**PROBLEM DETAILS**:
Do not repeat pictures. Repeat exactly the lines of the listing below from its first line through the line with "2016', 'May 2016']".

** Begin COLLECTED MATERIAL **

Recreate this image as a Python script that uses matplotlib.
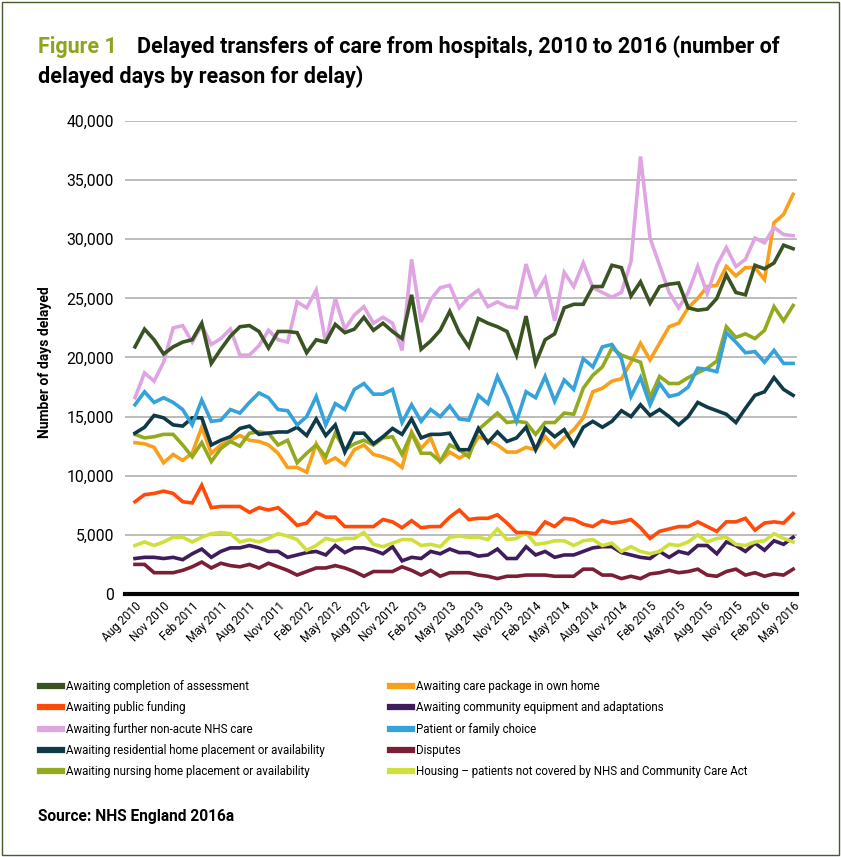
import matplotlib
matplotlib.use("Agg")
import matplotlib.pyplot as plt
from matplotlib.patches import Rectangle

plt.rcParams['font.family'] = ['Roboto', 'DejaVu Sans']

# monthly, Aug 2010 .. May 2016
tick_labels = ['Aug 2010', 'Nov 2010', 'Feb 2011', 'May 2011', 'Aug 2011', 'Nov 2011',
               'Feb 2012', 'May 2012', 'Aug 2012', 'Nov 2012', 'Feb 2013', 'May 2013',
               'Aug 2013', 'Nov 2013', 'Feb 2014', 'May 2014', 'Aug 2014', 'Nov 2014',
               'Feb 2015', 'May 2015', 'Aug 2015', 'Nov 2015', 'Feb 2016', 'May 2016']

assessment = [20900, 22400, 21500, 20300, 20900, 21300, 21500, 22900, 19500, 20700,
              21800, 22600, 22700, 22200, 20800, 22200, 22200, 22100, 20400, 21500,
              21300, 22800, 22100, 22400, 23400, 22300, 22900, 22200, 21600, 25300,
              20700, 21400, 22300, 23900, 22100, 20900, 23300, 22900, 22600, 22200,
              20200, 23500, 19500, 21500, 22000, 24200, 24500, 24500, 26000, 26000,
              27800, 27600, 25200, 26400, 24600, 26000, 26200, 26300, 24200, 24000,
              24100, 25000, 27000, 25500, 25300, 27800, 27500, 28000, 29500, 29200]
care_package = [12800, 12700, 12400, 11100, 11800, 11300, 11900, 14100, 11900, 12600,
                13000, 13400, 13000, 12900, 12600, 11900, 10700, 10700, 10300, 12700,
                11100, 11500, 10900, 12200, 12600, 11800, 11600, 11300, 10700, 13700,
                12300, 13200, 11200, 12000, 11500, 11900, 13300, 13000, 12600, 12000,
                12000, 12400, 12200, 13300, 12400, 13200, 13900, 14900, 17100, 17400,
                18000, 18200, 19600, 21200, 19800, 21200, 22600, 22900, 24200, 25000,
                26000, 26100, 27700, 26900, 27600, 27600, 26600, 31400, 32100, 33800]
public_funding = [7800, 8400, 8500, 8700, 8500, 7800, 7700, 9200, 7300, 7400,
                  7400, 7400, 6900, 7300, 7100, 7300, 6600, 5800, 6000, 6900,
                  6500, 6500, 5700, 5700, 5700, 5700, 6300, 6100, 5600, 6200,
                  5600, 5700, 5700, 6500, 7100, 6300, 6400, 6400, 6700, 6000,
                  5200, 5200, 5100, 6100, 5700, 6400, 6300, 5900, 5700, 6200,
                  6000, 6100, 6300, 5600, 4700, 5300, 5500, 5700, 5700, 6100,
                  5700, 5300, 6100, 6100, 6400, 5400, 6000, 6100, 6000, 6800]
community_equipment = [3000, 3100, 3100, 3000, 3100, 2900, 3400, 3800, 3100, 3600,
                       3900, 3900, 4100, 3900, 3600, 3600, 3100, 3300, 3500, 3600,
                       3300, 4100, 3500, 3900, 3900, 3700, 3400, 4000, 2800, 3100,
                       3000, 3600, 3400, 3800, 3500, 3500, 3200, 3300, 3800, 3000,
                       3000, 4000, 3300, 3600, 3100, 3300, 3300, 3600, 3900, 4000,
                       4000, 3500, 3300, 3100, 3000, 3600, 3100, 3600, 3400, 4100,
                       4100, 3400, 4400, 4100, 3600, 4300, 3700, 4500, 4200, 4800]
non_acute_nhs = [16600, 18700, 18000, 19600, 22500, 22700, 21300, 22700, 21100, 21600,
                 22400, 20200, 20200, 21000, 22300, 21500, 21300, 24700, 24200, 25700,
                 21200, 25000, 22400, 23600, 24300, 22900, 23400, 22900, 20600, 28300,
                 23000, 24900, 25900, 26100, 24200, 25100, 25700, 24300, 24700, 24300,
                 24200, 27900, 25300, 26700, 23100, 27200, 26000, 28000, 25900, 25500,
                 25100, 25500, 28100, 37000, 30100, 27800, 25500, 24200, 25500, 27700,
                 25400, 27800, 29300, 27700, 28300, 30100, 29700, 31000, 30400, 30300]
patient_choice = [16000, 17100, 16200, 16600, 16200, 15600, 14300, 16400, 14600, 14700,
                  15600, 15300, 16200, 17000, 16600, 15600, 15500, 14300, 15000, 16700,
                  14300, 16100, 15600, 17300, 17800, 16900, 16900, 17300, 14500, 16000,
                  14600, 15600, 15000, 15900, 14800, 14700, 16800, 16100, 18400, 16700,
                  14600, 17100, 16600, 18400, 16300, 18100, 17300, 19900, 19200, 20900,
                  21100, 19900, 16700, 18300, 16000, 17800, 16700, 16900, 17500, 19100,
                  19000, 18800, 22100, 21300, 20400, 20500, 19600, 20600, 19500, 19500]
residential = [13600, 14100, 15100, 14900, 14300, 14200, 14900, 14900, 12600, 13000,
               13300, 14000, 14200, 13500, 13600, 13700, 13700, 14100, 13400, 14800,
               13400, 14300, 12000, 13600, 13600, 12700, 13300, 14000, 13500, 14800,
               13200, 13500, 13500, 13600, 12200, 12200, 14000, 12800, 13700, 12900,
               13200, 14100, 12200, 14000, 13300, 13900, 12600, 14100, 14600, 14100,
               14600, 15500, 15000, 16000, 15100, 15600, 15000, 14300, 15000, 16200,
               15800, 15500, 15200, 14500, 15700, 16800, 17100, 18300, 17300, 16800]
disputes = [2500, 2500, 1800, 1800, 1800, 2000, 2300, 2700, 2200, 2600,
            2400, 2300, 2500, 2200, 2600, 2300, 2000, 1600, 1900, 2200,
            2200, 2400, 2200, 1900, 1500, 1900, 1900, 1900, 2300, 2000,
            1600, 2000, 1500, 1800, 1800, 1800, 1600, 1500, 1300, 1500,
            1500, 1600, 1600, 1600, 1500, 1500, 1500, 2100, 2100, 1600,
            1600, 1300, 1500, 1300, 1700, 1800, 2000, 1800, 1900, 2100,
            1600, 1500, 1900, 2100, 1600, 1800, 1500, 1700, 1600, 2100]
nursing = [13500, 13200, 13300, 13500, 13500, 12600, 11600, 12800, 11200, 12300,
           12900, 12500, 13600, 13700, 13600, 12600, 13000, 11100, 11900, 12600,
           11600, 13600, 12200, 12700, 13000, 12600, 13200, 13300, 11800, 13600,
           11900, 11900, 11200, 12600, 12200, 11600, 13900, 14600, 15300, 14500,
           14600, 14500, 13500, 14500, 14500, 15300, 15200, 17400, 18500, 19200,
           20800, 20200, 19900, 19600, 16600, 18400, 17800, 17800, 18300, 18700,
           19100, 19700, 22600, 21700, 22000, 21600, 22300, 24300, 23100, 24400]
housing = [4100, 4400, 4100, 4400, 4800, 4800, 4400, 4800, 5100, 5200,
           5100, 4400, 4600, 4400, 4700, 5100, 4900, 4600, 3700, 4100,
           4700, 4500, 4700, 4700, 5200, 4200, 4000, 4300, 4600, 4600,
           4100, 4200, 4000, 4800, 4900, 4800, 4800, 4600, 5500, 4600,
           4700, 5200, 4200, 4300, 4500, 4500, 4100, 4500, 4600, 4100,
           4300, 3600, 4000, 3600, 3400, 3600, 4200, 4100, 4400, 5000,
           4400, 4700, 4800, 4200, 4100, 4400, 4500, 5100, 4700, 4400]

months = list(range(len(assessment)))

fig = plt.figure(figsize=(8.41, 8.57), dpi=100)
fig.patches.append(Rectangle((0.002, 0.002), 0.996, 0.996, transform=fig.transFigure,
                             fill=False, edgecolor='#4b5a2e', lw=1.0))
ax = fig.add_axes([0.1486, 0.3069, 0.799, 0.5519])

lw = 2.6
left_col = [
    (assessment, '#3a5322', 'Awaiting completion of assessment'),
    (public_funding, '#ff4a0a', 'Awaiting public funding'),
    (non_acute_nhs, '#dfa5e3', 'Awaiting further non-acute NHS care'),
    (residential, '#0f3b48', 'Awaiting residential home placement or availability'),
    (nursing, '#93aa1e', 'Awaiting nursing home placement or availability'),
]
right_col = [
    (care_package, '#f9a01b', 'Awaiting care package in own home'),
    (community_equipment, '#3f1d5c', 'Awaiting community equipment and adaptations'),
    (patient_choice, '#36a2da', 'Patient or family choice'),
    (disputes, '#7a1f35', 'Disputes'),
    (housing, '#cfe03a', 'Housing \u2013 patients not covered by NHS and Community Care Act'),
]
series = left_col + right_col
draw_order = [8, 6, 9, 1, 5, 4, 3, 7, 2, 0]
handles = [None] * len(series)
for k in draw_order:
    vals, col, lab = series[k]
    handles[k], = ax.plot(months, vals, color=col, lw=lw, label=lab, solid_joinstyle='miter')

ax.set_ylim(0, 40000)
ax.set_xlim(-1.05, 69.4)
ax.set_yticks(range(0, 40001, 5000))
ax.set_yticklabels([f'{v:,}' for v in range(0, 40001, 5000)], fontsize=11.3)
ax.set_xticks(months[::3])
ax.set_xticklabels(tick_labels, rotation=45, ha='right', va='top',
                   rotation_mode='anchor', fontsize=8.5)
ax.tick_params(axis='both', length=0)
ax.tick_params(axis='y', pad=8)
ax.tick_params(axis='x', pad=4)
ax.grid(axis='y', color='#b0b0b0', lw=1.2)
ax.set_axisbelow(True)
for s in ['top', 'right', 'left']:
    ax.spines[s].set_visible(False)
ax.spines['bottom'].set_linewidth(3)
ax.spines['bottom'].set_color('black')
ax.set_ylabel('Number of days delayed', fontsize=10, fontweight='bold')
ax.yaxis.set_label_coords(-0.108, 0.49)

leg_kw = dict(loc='upper left', frameon=False, fontsize=8.3, handlelength=1.9,
              handletextpad=0.35, labelspacing=0.72, borderaxespad=0, borderpad=0)
leg1 = fig.legend(handles=handles[:5], bbox_to_anchor=(40 / 841, 1 - 680 / 857), **leg_kw)
leg2 = fig.legend(handles=handles[5:], bbox_to_anchor=(390 / 841, 1 - 680 / 857), **leg_kw)
for lg in (leg1, leg2):
    for h in lg.get_lines():
        h.set_linewidth(4.5)

fig.text(38 / 841, 0.938, 'Figure 1', color='#8fa31f', fontsize=15.5, fontweight='bold')
fig.text(137 / 841, 0.938, 'Delayed transfers of care from hospitals, 2010 to 2016 (number of',
         color='black', fontsize=15.5, fontweight='bold')
fig.text(38 / 841, 0.903, 'delayed days by reason for delay)', color='black', fontsize=15.5,
         fontweight='bold')
fig.text(38 / 841, 0.042, 'Source: NHS England 2016a', fontsize=11.2, fontweight='bold')

fig.savefig('out.png', dpi=100)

** End COLLECTED MATERIAL **

**CORRECT RESPONSE**:
Recreate this image as a Python script that uses matplotlib.
import matplotlib
matplotlib.use("Agg")
import matplotlib.pyplot as plt
from matplotlib.patches import Rectangle

plt.rcParams['font.family'] = ['Roboto', 'DejaVu Sans']

# monthly, Aug 2010 .. May 2016
tick_labels = ['Aug 2010', 'Nov 2010', 'Feb 2011', 'May 2011', 'Aug 2011', 'Nov 2011',
               'Feb 2012', 'May 2012', 'Aug 2012', 'Nov 2012', 'Feb 2013', 'May 2013',
               'Aug 2013', 'Nov 2013', 'Feb 2014', 'May 2014', 'Aug 2014', 'Nov 2014',
               'Feb 2015', 'May 2015', 'Aug 2015', 'Nov 2015', 'Feb 2016', 'May 2016']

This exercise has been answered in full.